= Astro Base =

Toy

Johnny Astro Base was a toy made by the Ideal company in the early 1960s. The toy ran on four D cell batteries. Besides a power switch, it had several features that includes the following modes of operation:

==Modes of operation==
- Astro Scope: Switch to Astro Scope and a scene of spaceships, rockets, and jets rotates through a viewfinder just below a radar dome on the top of the toy. A button on the console let the user "fire" at objects seen on the screen, which would pause the rotating images and emit a machine-gun style sound.
- Space Lock: A crane emerges from the hatch on one side of the toy.
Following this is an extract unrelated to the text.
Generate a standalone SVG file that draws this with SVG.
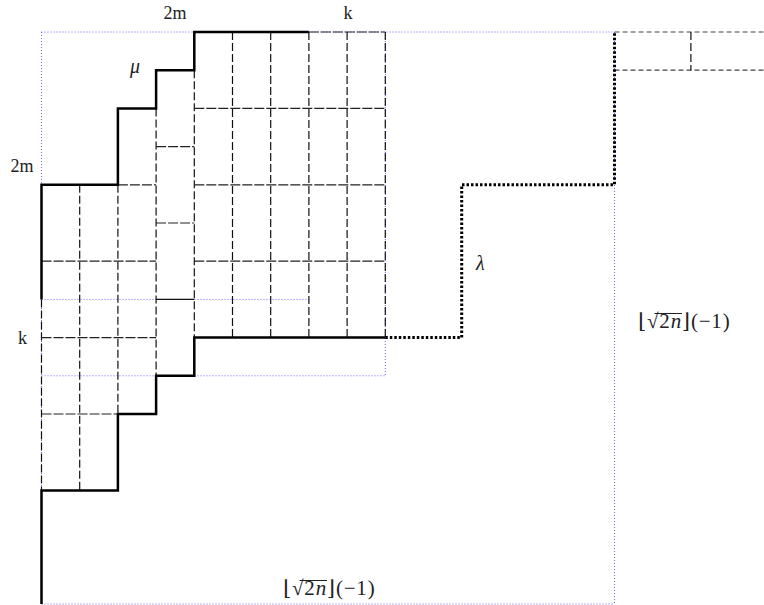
<svg xmlns="http://www.w3.org/2000/svg" width="764" height="605" viewBox="0 0 764 605">
<style>
.blue{stroke:#6a6aff;stroke-width:1;stroke-dasharray:1 2;fill:none}
.dv{stroke:#111;stroke-width:1.2;stroke-dasharray:8 3;fill:none}
.dh{stroke:#222;stroke-width:1.2;stroke-dasharray:10 2;fill:none}
.dr{stroke:#444;stroke-width:1.2;stroke-dasharray:5 3;fill:none}
.thin{stroke:#111;stroke-width:1.2;fill:none}
.ov{stroke:#222;stroke-width:1;fill:none}
.mu{stroke:#000;stroke-width:2.5;fill:none}
.lam{stroke:#000;stroke-width:3;stroke-dasharray:2.5 2;fill:none}
text{font-family:"Liberation Serif","DejaVu Serif",serif;fill:#222}
.lbl{font-size:18px}
.math{font-size:20px;font-style:italic}
.fl{font-size:21px;letter-spacing:0.8px}
.it{font-style:italic}
</style>
<rect width="764" height="605" fill="#fff"/>
<g id="frame">
<path class="blue" d="M41.5,32H614.5M41.5,32V604M41.5,604H614.5M614.5,32V604M385.3,32V375.8M41.5,375.8H385.3M41.5,299.4H308.9"/>
</g>
<g id="grid">
<path class="dv" d="M41.5,299.4V490.4M79.7,184.8V490.4M117.9,184.8V414M156.1,108.4V375.8M194.3,70.2V337.6M232.5,32V337.6M270.7,32V337.6M308.9,32V337.6M347.1,32V337.6M385.3,32V337.6"/>
<path class="dh" d="M194.3,108.4H385.3M156.1,146.6H194.3M117.9,184.8H156.1M194.3,184.8H385.3M156.1,223H194.3M41.5,261.2H156.1M194.3,261.2H385.3M41.5,337.6H156.1M41.5,414H117.9M308.9,32H385.3"/>
<path class="thin" d="M156.1,299.4H194.3"/>
</g>
<g id="corner">
<path class="dr" d="M614.5,32H764M614.5,70.2H764"/>
<path class="dv" d="M690.9,32V70.2"/>
</g>
<g id="mu">
<path class="mu" d="M41.5,604V490.4H117.9V414H156.1V375.8H194.3V337.6H385.3"/>
<path class="mu" d="M41.5,299.4V184.8H117.9V108.4H156.1V70.2H194.3V32H308.9"/>
<text class="math" x="130" y="73">μ</text>
</g>
<g id="lambda">
<path class="lam" d="M385.3,337.6H461.7V184.8H614.5V32"/>
<text class="math" x="476" y="270">λ</text>
</g>
<g id="labels">
<text class="lbl" x="175" y="19" text-anchor="middle">2m</text>
<text class="lbl" x="348" y="19" text-anchor="middle">k</text>
<text class="lbl" x="22" y="172" text-anchor="middle">2m</text>
<text class="lbl" x="22.5" y="344" text-anchor="middle">k</text>
</g>
<g id="label-right">
<path class="ov" d="M654.5,313.5H682"/>
<text class="fl" x="638" y="327.5">⌊√2<tspan class="it">n</tspan>⌋(−1)</text>
</g>
<g id="label-bottom">
<path class="ov" d="M299.5,580.5H327"/>
<text class="fl" x="283" y="594.5">⌊√2<tspan class="it">n</tspan>⌋(−1)</text>
</g>
</svg>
This crane has a hoist operation that can be used to raise or lower a plastic astronaut figure, or other objects that the user may have that can be connected to the hook at the end of a chain. The main purpose of this crane is to insert or remove the astronaut from a scout car.
- Scout Car: The scout car can be plugged into a port on the console and controlled by a two position switch marked "turn" and "drive" that can actually be used to steer the vehicle with a bit of practice. The scout car also has missiles that can be launched.

Ideal made two variations of the Astro Base. The original "all red" version featured a lighted Astro Scope that illuminated the pictures spinning around the Astro Scope. Ideal Toys discontinued this version and offered the common "red and white" version.